I have a brown belt in karate.
I spent five years from the age of around ten going to karate lessons. Mostly because my brothers went and I didn't want to be left out. But I can't have been bad because I got my brown belt. Sadly, as I went through the training that would get me the black, I also discovered school discos, boys and underage booze. Game over for the karate lessons, and I never did get that black belt.
I was almost a pop star.
I won a national singing competition when I was seventeen and the prize was to cut a demo record. I did a few local TV interviews, was in the paper and on the radio. By the time I went down to London to cut the disc, I was thoroughly fed up of all the attention! And I never got a record deal for the bloody demo anyway. Turns out fame just wasn't for me.
My second toe is bigger than my first.
By quite a significant amount. In fact, I could give any sloth a run for his money. Apparently it's a lot more common than people think, but I wish someone had told the kids at my school about that.
I don't have sat nav.
I wish I could say that I don't need it, but I get lost wherever I go. It just seems the less of the two evils when I think about working a new bit of tech out, which is possibly scarier than getting lost on the roads.
I write young adult fiction under a different name.
My young adult books are published as Sharon Sant. They're very different from my women's fiction and are full of ghosts and aliens and paranormal activity. It's an excuse to let that crazy corner of my imagination run wild once in a while.
I once got pied by the Phantom Flan Flinger from Tiswas.
Sadly I wasn't on the actual show, because that would have been a much better anecdote. I had gone to see a live tour when I was very little with my mum, featuring the hooded man himself, and at one point during the show he came running down all the aisles trying to flan everyone. I hid under a table (it was a seventies, chicken in a basket type cabaret club) but he still got me.
The village of Honeybourne is inspired by a real village I drive through every time I visit my family in Dorset.
I've always wanted to live there; it looks so picture perfect. So when I came to write about an adorable English village, there was no need to look any further for the inspiration.
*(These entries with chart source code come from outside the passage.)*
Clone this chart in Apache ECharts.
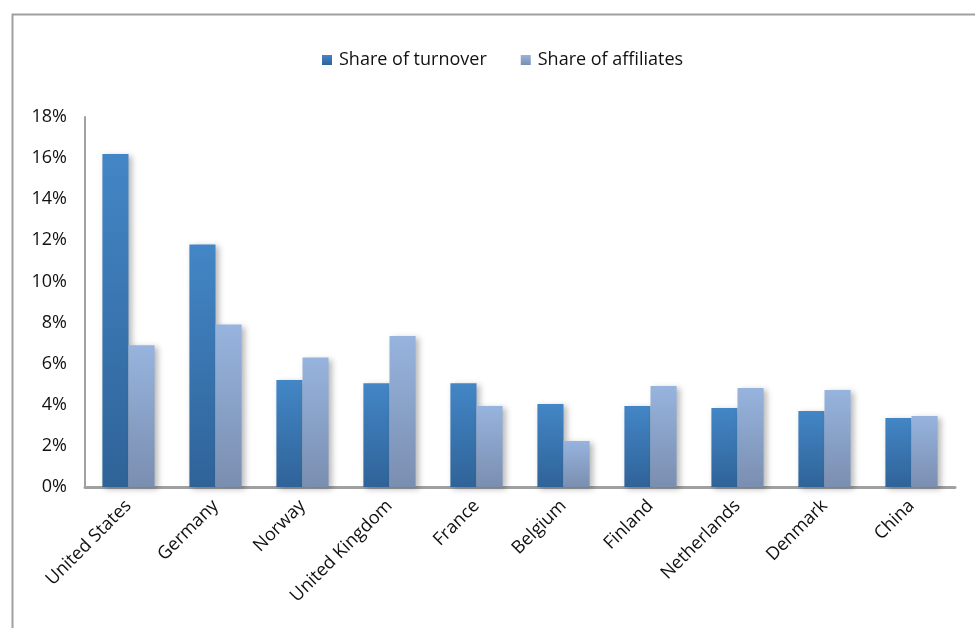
<!DOCTYPE html>
<html>
<head>
<meta charset="utf-8">
<script src="https://cdn.jsdelivr.net/npm/echarts@6/dist/echarts.min.js"></script>
<style>
  html, body { margin: 0; padding: 0; background: #fff; }
  #chart { width: 975px; height: 628px; }
</style>
</head>
<body>
<div id="chart"></div>
<script>
// Country shares of turnover and of affiliates (percent)
const countries = ['United States', 'Germany', 'Norway', 'United Kingdom', 'France',
                   'Belgium', 'Finland', 'Netherlands', 'Denmark', 'China'];
const turnoverShare = [16.2, 11.8, 5.2, 5.05, 5.05, 4.04, 3.94, 3.84, 3.70, 3.36];
const affiliateShare = [6.9, 7.9, 6.3, 7.34, 3.94, 2.24, 4.91, 4.82, 4.72, 3.45];
const seriesNames = ['Share of turnover', 'Share of affiliates'];

const fontFamily = '"Open Sans", "Liberation Sans", sans-serif';

function gradient(top, bottom) {
  return new echarts.graphic.LinearGradient(0, 0, 0, 1, [
    { offset: 0, color: top },
    { offset: 1, color: bottom }
  ]);
}

const barShadow = {
  shadowColor: 'rgba(0,0,0,0.28)',
  shadowBlur: 6,
  shadowOffsetX: 3,
  shadowOffsetY: 2
};

const chart = echarts.init(document.getElementById('chart'), null, { renderer: 'canvas' });

chart.setOption({
  backgroundColor: '#fff',
  animation: false,
  graphic: [{
    type: 'rect',
    left: 10, top: 12,
    shape: { width: 1000, height: 700 },
    style: { fill: 'none', stroke: '#a0a0a0', lineWidth: 2 },
    silent: true
  }],
  legend: {
    top: 46,
    left: 317,
    icon: 'rect',
    itemWidth: 10,
    itemHeight: 10,
    itemGap: 34,
    textStyle: { fontFamily, fontSize: 18, color: '#111', padding: [0, 0, 0, 2] },
    data: seriesNames
  },
  grid: { left: 85, right: 20, top: 117, bottom: 141 },
  xAxis: {
    type: 'category',
    data: countries,
    axisLine: { show: true, lineStyle: { color: '#a0a0a0', width: 3 } },
    axisTick: { show: false },
    axisLabel: {
      rotate: 45,
      margin: 16,
      fontFamily,
      fontSize: 18,
      color: '#111',
      interval: 0
    }
  },
  yAxis: {
    type: 'value',
    min: 0,
    max: 18,
    interval: 2,
    splitLine: { show: false },
    axisLine: { show: true, lineStyle: { color: '#a0a0a0', width: 2 } },
    axisTick: { show: false },
    axisLabel: {
      formatter: '{value}%',
      margin: 18,
      fontFamily,
      fontSize: 18,
      color: '#111'
    }
  },
  series: [
    {
      name: seriesNames[0],
      type: 'bar',
      data: turnoverShare,
      barGap: '0%',
      barCategoryGap: '40%',
      itemStyle: Object.assign({ color: gradient('#4386c6', '#2f6398') }, barShadow)
    },
    {
      name: seriesNames[1],
      type: 'bar',
      data: affiliateShare,
      itemStyle: Object.assign({ color: gradient('#97b4de', '#7a8eb0') }, barShadow)
    }
  ]
});
</script>
</body>
</html>
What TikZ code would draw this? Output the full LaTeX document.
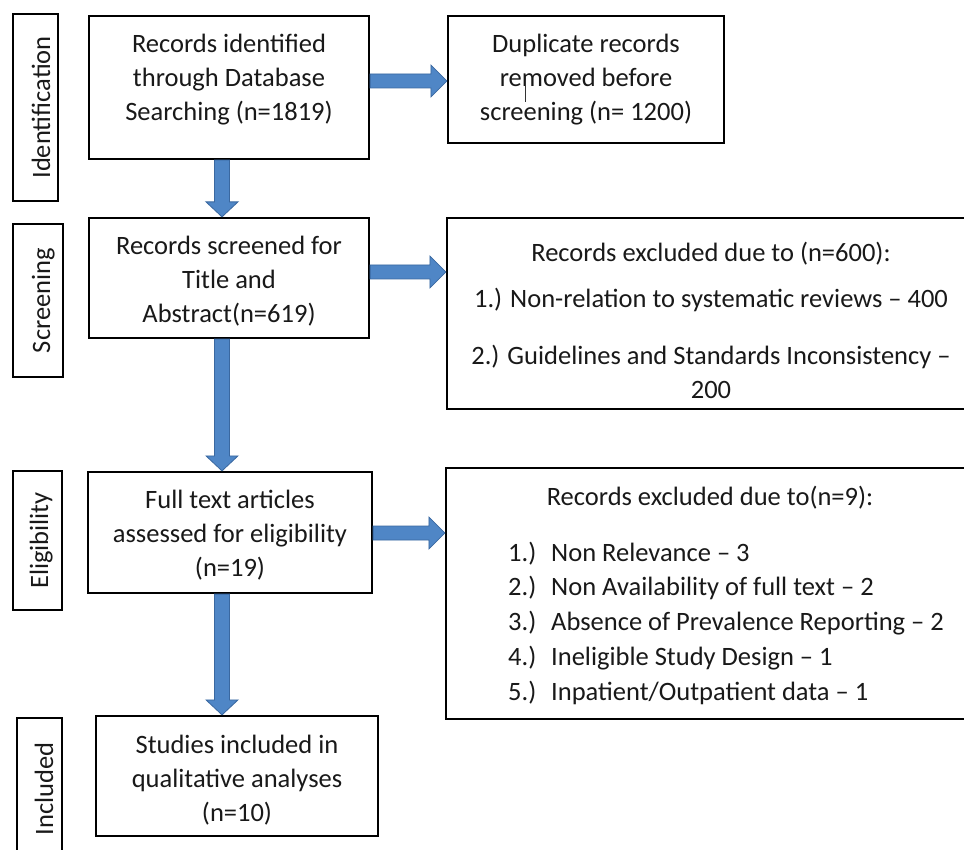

When I was pregnant with my first daughter, fifteen years ago, I craved fruit cocktail pizzas and I still eat them now.
I don't even know where the idea came from, but the first time I thought it might be really tasty to sprinkle tinned fruit onto a pizza I was in a posh Italian restaurant with some work colleagues for a leaving party. I asked the waiter if he might get it made for me, and my colleagues were all horrified. The waiter just shrugged and pointed to my bump as if they got pregnant ladies asking for fruit cocktail pizza all the time. Bless them, they made if for me too and it was ruddy amazing.
I once worked at a local newspaper doing advertising and promotion.
This was one of the most fun jobs I've ever had. I got to dress up in crazy costumes, drive a vintage van, give free stuff out, went to tons of local events such as football matches and horse racing and even got paid once to go to the cinema and watch a film!
As a child I hated dolls but had a vast toy car collection.
This was another example of me trying to keep up with my three brothers. Their toys always looked a lot more fun than mine. Family members bought dolls every Christmas and birthday for me, but they rarely came out of the box. It was all about the cars, and I had a hell of a job persuading any of my brothers to swap presents!